Using data collected from the archived records of Virginia’s Pupil Placement Board (746 boxes, 1957-1966), which include student applications, internal communications between Board members and school district leaders, constituent correspondence, and legal files, alongside articles from the Richmond Afro American (1954-1966), I expose how placement decisions made by school district officials and the Board contributed to the construction of disability as a mutable category with effects that vary widely along racial lines. Formed during a 1956 special session of the Virginia General Assembly and comprised of three gubernatorial appointees, Virginia’s Pupil Placement Board created criteria and made placement determinations for all students wishing to transfer schools following Brown (Ryan, 2005). Though they publicly maintained that none of their criteria were “concerned with race” (Bland, 1957), discourse analysis exposes the degree to which the Board concerned themselves with criteria related to ability as a stand-in for race, including the “scholastic aptitude and relative intelligence [or] ability of the pupil,” “disparity between the physical and mental ages of any pupil,” and “the psychological qualifications of [and a placements’] psychological effects on the pupil” (Virginia General Assembly, 1958).

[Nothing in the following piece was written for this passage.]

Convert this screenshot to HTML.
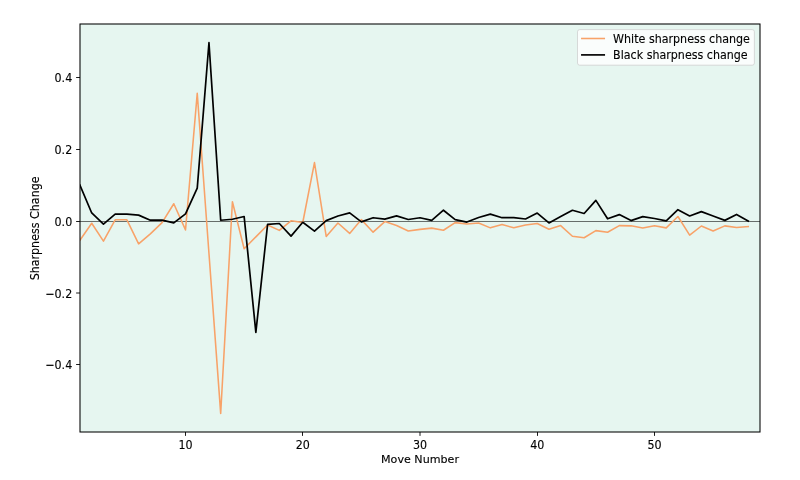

Such criteria was then distilled to “lack of academic qualifications,” which became the reason most frequently cited in the denial of Black families’ transfer requests. At the same time, white families relied on this language in their efforts to procure desired school placements for their children, seeking independent evaluations to support their descriptions of their childrens’ learning disabilities, psychological needs, and chronic illnesses as justification for school transfer requests that, more often than not, were approved by the Board.

This paper theorizes how the relationships between Blackness, whiteness, and disability that were solidified in pupil placement decisions during Massive Resistance not only upheld racial segregation in the years immediately following Brown but also contributed to a racialized ableism still enacting harmful effects on multiply-marginalized students today.